Source code of charts:
==*==

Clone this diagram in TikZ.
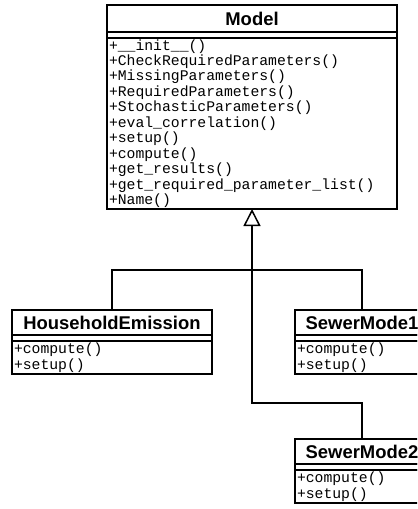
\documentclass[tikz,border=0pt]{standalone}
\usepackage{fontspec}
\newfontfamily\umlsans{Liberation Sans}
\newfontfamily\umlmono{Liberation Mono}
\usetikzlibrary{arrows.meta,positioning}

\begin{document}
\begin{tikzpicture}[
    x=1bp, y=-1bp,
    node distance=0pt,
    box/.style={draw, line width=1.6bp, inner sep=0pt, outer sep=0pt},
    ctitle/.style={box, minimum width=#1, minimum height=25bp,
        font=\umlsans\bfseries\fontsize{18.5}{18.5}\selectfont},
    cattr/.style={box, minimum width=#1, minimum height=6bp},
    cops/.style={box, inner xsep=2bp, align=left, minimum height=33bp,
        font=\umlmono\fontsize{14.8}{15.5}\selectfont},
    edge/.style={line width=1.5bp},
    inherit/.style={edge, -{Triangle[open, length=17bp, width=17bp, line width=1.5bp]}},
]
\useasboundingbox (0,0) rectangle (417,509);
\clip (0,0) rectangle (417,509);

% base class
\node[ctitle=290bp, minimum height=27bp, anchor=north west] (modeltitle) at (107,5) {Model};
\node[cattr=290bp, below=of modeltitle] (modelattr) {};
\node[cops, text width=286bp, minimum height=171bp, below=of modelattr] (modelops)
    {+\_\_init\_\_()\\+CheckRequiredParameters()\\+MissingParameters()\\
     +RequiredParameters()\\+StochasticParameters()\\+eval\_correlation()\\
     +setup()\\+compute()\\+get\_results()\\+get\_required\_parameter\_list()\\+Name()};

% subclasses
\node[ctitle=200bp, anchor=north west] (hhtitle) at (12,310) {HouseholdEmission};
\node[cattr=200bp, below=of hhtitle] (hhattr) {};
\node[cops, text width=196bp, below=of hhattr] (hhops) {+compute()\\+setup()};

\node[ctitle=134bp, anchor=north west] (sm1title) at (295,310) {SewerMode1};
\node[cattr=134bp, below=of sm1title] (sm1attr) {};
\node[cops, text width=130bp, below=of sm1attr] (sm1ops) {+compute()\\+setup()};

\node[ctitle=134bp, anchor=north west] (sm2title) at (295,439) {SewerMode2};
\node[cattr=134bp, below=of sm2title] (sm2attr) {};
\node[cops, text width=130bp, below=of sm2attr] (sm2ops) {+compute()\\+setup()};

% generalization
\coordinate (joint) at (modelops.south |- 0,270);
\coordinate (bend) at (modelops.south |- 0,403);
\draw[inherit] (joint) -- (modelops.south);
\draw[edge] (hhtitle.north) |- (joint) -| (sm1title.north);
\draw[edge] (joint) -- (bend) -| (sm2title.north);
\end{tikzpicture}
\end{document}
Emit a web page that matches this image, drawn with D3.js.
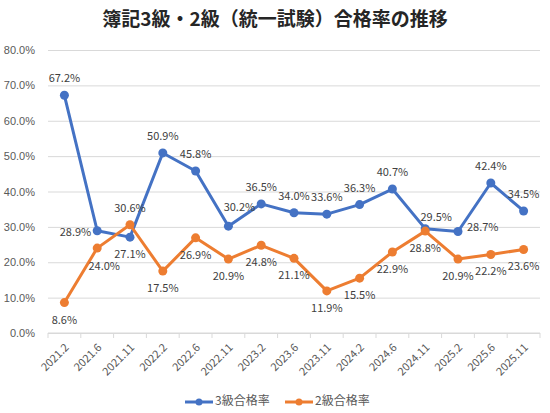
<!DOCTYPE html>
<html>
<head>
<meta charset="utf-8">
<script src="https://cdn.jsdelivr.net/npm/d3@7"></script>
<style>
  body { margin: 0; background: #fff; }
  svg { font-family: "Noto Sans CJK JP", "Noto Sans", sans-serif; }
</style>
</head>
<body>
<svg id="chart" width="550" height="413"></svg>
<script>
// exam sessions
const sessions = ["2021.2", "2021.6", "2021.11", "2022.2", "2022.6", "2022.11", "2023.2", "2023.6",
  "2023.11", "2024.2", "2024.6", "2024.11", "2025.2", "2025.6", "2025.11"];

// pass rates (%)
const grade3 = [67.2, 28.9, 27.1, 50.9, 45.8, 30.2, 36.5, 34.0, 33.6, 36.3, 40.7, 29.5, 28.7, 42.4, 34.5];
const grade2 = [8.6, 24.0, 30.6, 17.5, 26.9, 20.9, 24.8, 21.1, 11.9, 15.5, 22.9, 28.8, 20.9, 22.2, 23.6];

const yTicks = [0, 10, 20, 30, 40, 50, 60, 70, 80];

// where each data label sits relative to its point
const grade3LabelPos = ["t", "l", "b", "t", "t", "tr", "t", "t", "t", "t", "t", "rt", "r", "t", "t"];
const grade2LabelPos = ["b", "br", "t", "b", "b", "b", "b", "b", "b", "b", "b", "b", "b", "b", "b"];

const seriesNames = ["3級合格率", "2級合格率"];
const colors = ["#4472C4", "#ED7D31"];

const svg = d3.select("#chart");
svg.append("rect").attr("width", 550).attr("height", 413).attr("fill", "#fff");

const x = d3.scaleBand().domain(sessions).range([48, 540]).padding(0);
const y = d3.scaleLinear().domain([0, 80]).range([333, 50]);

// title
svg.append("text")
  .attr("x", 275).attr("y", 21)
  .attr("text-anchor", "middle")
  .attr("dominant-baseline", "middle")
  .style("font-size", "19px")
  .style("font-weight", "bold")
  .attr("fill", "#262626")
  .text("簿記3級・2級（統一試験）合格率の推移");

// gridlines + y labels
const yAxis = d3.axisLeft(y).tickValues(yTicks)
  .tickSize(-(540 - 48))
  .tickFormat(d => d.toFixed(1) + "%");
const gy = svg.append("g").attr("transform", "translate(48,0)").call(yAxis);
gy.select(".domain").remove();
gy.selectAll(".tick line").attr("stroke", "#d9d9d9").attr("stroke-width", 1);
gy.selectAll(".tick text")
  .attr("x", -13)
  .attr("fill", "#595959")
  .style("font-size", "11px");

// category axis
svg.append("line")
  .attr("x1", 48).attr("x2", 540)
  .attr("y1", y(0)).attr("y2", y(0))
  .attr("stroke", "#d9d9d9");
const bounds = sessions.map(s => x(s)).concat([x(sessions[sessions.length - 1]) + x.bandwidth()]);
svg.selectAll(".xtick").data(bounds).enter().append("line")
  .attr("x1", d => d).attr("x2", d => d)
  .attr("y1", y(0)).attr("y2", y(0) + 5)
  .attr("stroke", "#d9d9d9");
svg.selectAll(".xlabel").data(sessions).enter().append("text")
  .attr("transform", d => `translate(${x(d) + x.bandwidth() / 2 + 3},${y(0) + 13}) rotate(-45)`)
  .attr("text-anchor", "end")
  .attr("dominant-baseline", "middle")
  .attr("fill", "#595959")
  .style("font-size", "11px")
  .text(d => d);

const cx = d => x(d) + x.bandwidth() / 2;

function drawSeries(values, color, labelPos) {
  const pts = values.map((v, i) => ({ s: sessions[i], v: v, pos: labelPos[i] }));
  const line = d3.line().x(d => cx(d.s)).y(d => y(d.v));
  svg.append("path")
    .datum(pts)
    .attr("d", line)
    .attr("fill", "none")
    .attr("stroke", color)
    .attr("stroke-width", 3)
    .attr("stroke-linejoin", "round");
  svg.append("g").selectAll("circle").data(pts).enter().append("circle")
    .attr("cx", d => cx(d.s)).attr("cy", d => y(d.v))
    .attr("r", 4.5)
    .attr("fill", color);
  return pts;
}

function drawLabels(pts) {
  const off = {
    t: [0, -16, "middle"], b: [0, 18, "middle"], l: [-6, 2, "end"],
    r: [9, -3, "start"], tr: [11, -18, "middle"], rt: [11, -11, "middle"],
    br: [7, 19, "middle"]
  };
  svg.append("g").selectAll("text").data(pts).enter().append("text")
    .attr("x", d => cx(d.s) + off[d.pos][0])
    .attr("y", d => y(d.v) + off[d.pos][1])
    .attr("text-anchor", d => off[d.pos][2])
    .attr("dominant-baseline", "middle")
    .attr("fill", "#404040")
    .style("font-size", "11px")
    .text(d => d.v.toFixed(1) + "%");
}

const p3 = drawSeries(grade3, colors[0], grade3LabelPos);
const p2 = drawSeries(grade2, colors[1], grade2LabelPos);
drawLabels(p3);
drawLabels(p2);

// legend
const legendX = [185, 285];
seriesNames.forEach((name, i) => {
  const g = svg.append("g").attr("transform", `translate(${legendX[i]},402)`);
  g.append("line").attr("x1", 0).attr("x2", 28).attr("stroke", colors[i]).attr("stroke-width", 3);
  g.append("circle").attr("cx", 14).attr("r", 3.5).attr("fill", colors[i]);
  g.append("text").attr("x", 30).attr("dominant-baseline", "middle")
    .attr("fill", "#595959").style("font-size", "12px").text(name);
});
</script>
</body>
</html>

==*==

• _WHAT THE TASK ASKS_
Return each full line of the entries that contains the word "this".

• _TASK RESULT_
Clone this diagram in TikZ.
Emit a web page that matches this image, drawn with D3.js.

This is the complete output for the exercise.